• Indian Rupee (INR) loses ground in Tuesday’s Asian session. 
  • Renewed USD demand, higher oil prices undermine the INR; growing expectation of deeper Fed rate cut might cap its downside. 
  • Indian WPI Inflation and US Retail Sales data will be the highlights later on Tuesday. 

The Indian Rupee (INR) edges lower on Tuesday, snapping the three-day winning streak. The robust US Dollar (USD) demand from local importers, particularly oil companies, weighs on the local currency. Additionally, the rebound in crude oil prices might limit the INR’s upside as India is the third-largest oil consumer after the United States (US) and China. 

Nonetheless, the firmer bets on the jumbo Federal Reserve (Fed) rate cut, weaker Greenback and significant foreign fund inflows into Indian equities might support the appreciation of the INR. Investors will keep an eye on the Indian Wholesale Price Index (WPI) Inflation, Food and Fuel reports for August on Tuesday. On the US docket, the Retail Sales will be published, which is expected to rise 0.2% MoM in August versus a 1.0% rise in July.

Daily Digest Market Movers: Indian Rupee seems vulnerable as traders await the key events

  • The Indian Wholesale Price Index (WPI) Inflation is expected to ease to 1.80% YoY in August from 2.04% in July. 
  • India’s economy is estimated to grow at a rate of around 7.5% or more, according to Reserve Bank of India (RBI) Governor Shaktikanta Das. This projection surpasses the RBI’s current forecast of 7.2% for the ongoing financial year.
  • The US NY Empire State Manufacturing Index improved to 11.5 in September from a decline of 4.7 in August, better than the estimation of a 3.9% decrease. 
  • Fed fund futures show investors are increasingly betting the US Fed will cut by 50 basis points (bps) instead of 25 bps. Traders are now pricing in a nearly 67% chance of a reduction of 50 bps, up from 50% on Friday, according to the CME FedWatch Tool. 
  • “We had favoured a 50bp cut, but the latest job and inflation numbers suggest officials will more likely vote in favour of 25bps”, said ING Bank analysts.  

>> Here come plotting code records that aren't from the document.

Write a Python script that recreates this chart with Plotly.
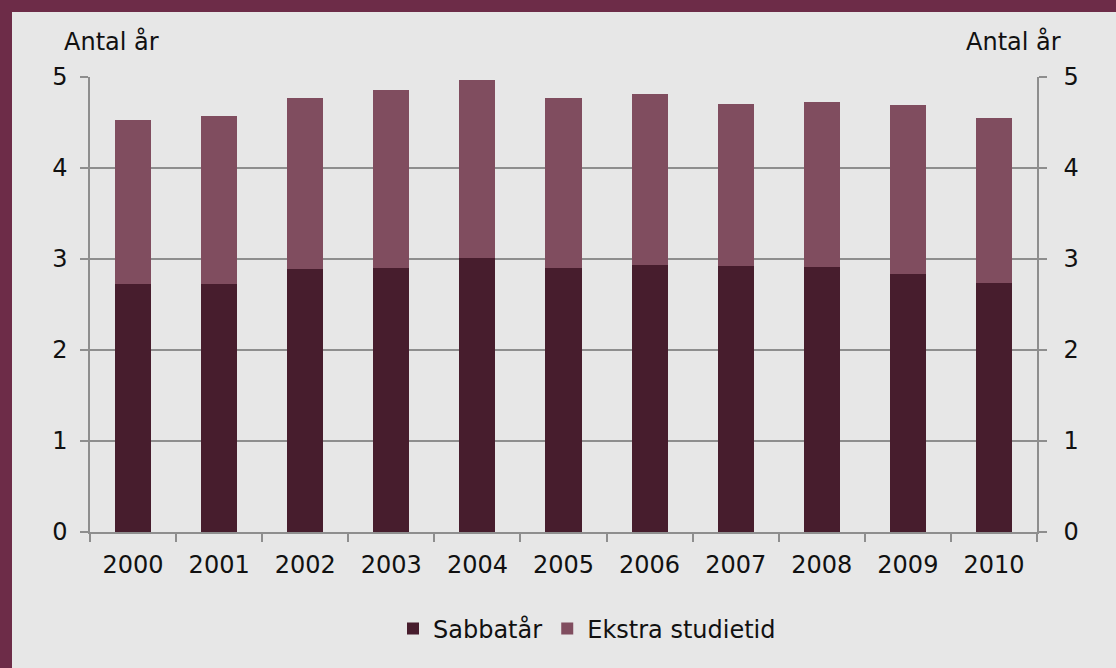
import plotly.graph_objects as go

years = ["2000", "2001", "2002", "2003", "2004", "2005", "2006", "2007", "2008", "2009", "2010"]
sabbatar = [2.73, 2.72, 2.89, 2.90, 3.01, 2.90, 2.93, 2.92, 2.91, 2.83, 2.74]
ekstra = [1.80, 1.85, 1.88, 1.96, 1.96, 1.87, 1.88, 1.78, 1.82, 1.86, 1.81]
y_ticks = [0, 1, 2, 3, 4, 5]

W, H = 1116, 668
L, R, T, B = 90, 1116 - 1037, 77, 668 - 532
pw, ph = W - L - R, H - T - B

def px(x):
    return (x - L) / pw

def py(y):
    return (H - B - y) / ph

FONT = "DejaVu Sans"
GRID = "#8e8e8e"
BG = "#e7e7e7"
FRAME = "#6d2c48"

fig = go.Figure()
fig.add_trace(go.Bar(x=years, y=sabbatar, name="Sabbatår", marker_color="#471d2d",
                     marker_line_width=0))
fig.add_trace(go.Bar(x=years, y=ekstra, name="Ekstra studietid", marker_color="#804d5f",
                     marker_line_width=0))
# invisible trace to display the right-hand axis
fig.add_trace(go.Scatter(x=years, y=sabbatar, yaxis="y2", mode="markers",
                         marker_opacity=0, showlegend=False, hoverinfo="skip"))

fig.update_layout(
    width=W, height=H,
    margin=dict(l=L, r=R, t=T, b=B, autoexpand=False),
    paper_bgcolor=BG, plot_bgcolor=BG,
    barmode="stack", bargap=0.58,
    font=dict(family=FONT, size=24, color="#111111"),
    xaxis=dict(type="category", range=[-0.5, len(years) - 0.5], tickson="boundaries",
               ticks="outside", ticklen=8,
               tickcolor=GRID, tickwidth=1.5, showline=True, linecolor=GRID, linewidth=1.5,
               showgrid=False, ticklabelstandoff=10, automargin=False),
    yaxis=dict(range=[0, 5], tickvals=y_ticks, ticks="outside", ticklen=8, tickcolor=GRID,
               tickwidth=1.5, showline=True, linecolor=GRID, linewidth=1.5,
               showgrid=True, gridcolor=GRID, gridwidth=1.5, zeroline=False,
               ticklabelstandoff=8, automargin=False),
    yaxis2=dict(range=[0, 5], tickvals=y_ticks, overlaying="y", side="right",
                ticks="outside", ticklen=8, tickcolor=GRID, tickwidth=1.5, showline=True,
                linecolor=GRID, linewidth=1.5, showgrid=False, zeroline=False,
                ticklabelstandoff=12, automargin=False),
    legend=dict(orientation="h", x=px(587), xanchor="center", y=py(629), yanchor="middle",
                bgcolor="rgba(0,0,0,0)", font=dict(size=24), itemwidth=30,
                traceorder="normal"),
    showlegend=True,
)

fig.add_annotation(text="Antal år", xref="paper", yref="paper", x=px(62), y=py(41),
                   xanchor="left", yanchor="middle", showarrow=False, font=dict(size=24))
fig.add_annotation(text="Antal år", xref="paper", yref="paper", x=px(1063), y=py(41),
                   xanchor="right", yanchor="middle", showarrow=False, font=dict(size=24))

# frame bands
fig.add_shape(type="rect", xref="paper", yref="paper", x0=px(0), x1=px(W), y0=py(0), y1=py(12),
              fillcolor=FRAME, line_width=0, layer="below")
fig.add_shape(type="rect", xref="paper", yref="paper", x0=px(0), x1=px(12), y0=py(0), y1=py(H),
              fillcolor=FRAME, line_width=0, layer="below")

fig.write_html("out.html", config={"displayModeBar": False},
               post_script="document.body.style.margin='0';document.body.style.overflow='hidden';")
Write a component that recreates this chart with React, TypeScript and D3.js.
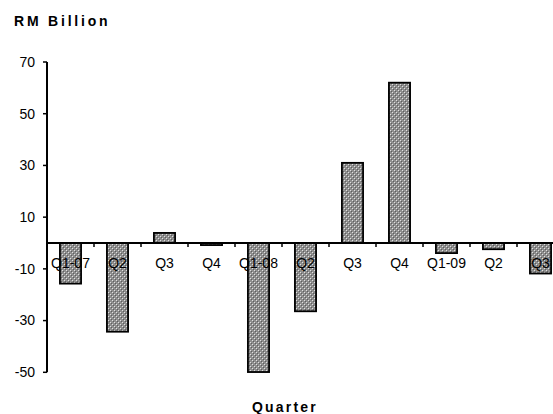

Technical Analysis: USD/INR still maintains constructive view

The Indian Rupee weakens on the day. According to the daily chart, the bullish outlook of the USD/INR pair remains intact as the price holds above the key 100-day Exponential Moving Average (EMA). However, further downside cannot be ruled out as the 14-day Relative Strength Index (RSI) stands in the bearish zone below the midline.

A decisive break above the 83.90-84.00 region, support-turned resistance level and psychological mark, could spur another bounce back to the immediate upside barrier around 84.50.

On the downside, the low of September 16 at 83.82 acts as an initial support level for USD/INR. Any follow-through selling below this level will expose the 100-day EMA at 83.64. 

RBI FAQs

The role of the Reserve Bank of India (RBI), in its own words, is ‘..to maintain price stability while keeping in mind the objective of growth.” This involves maintaining the inflation rate at a stable 4% level primarily using the tool of interest rates. The RBI also maintains the exchange rate at a level that will not cause excess volatility and problems for exporters and importers, since India’s economy is heavily reliant on foreign trade, especially Oil.

The RBI formally meets at six bi-monthly meetings a year to discuss its monetary policy and, if necessary, adjust interest rates. When inflation is too high (above its 4% target), the RBI will normally raise interest rates to deter borrowing and spending, which can support the Rupee (INR). If inflation falls too far below target, the RBI might cut rates to encourage more lending, which can be negative for INR.

Due to the importance of trade to the economy, the Reserve Bank of India (RBI) actively intervenes in FX markets to maintain the exchange rate within a limited range. It does this to ensure Indian importers and exporters are not exposed to unnecessary currency risk during periods of FX volatility. The RBI buys and sells Rupees in the spot market at key levels, and uses derivatives to hedge its positions.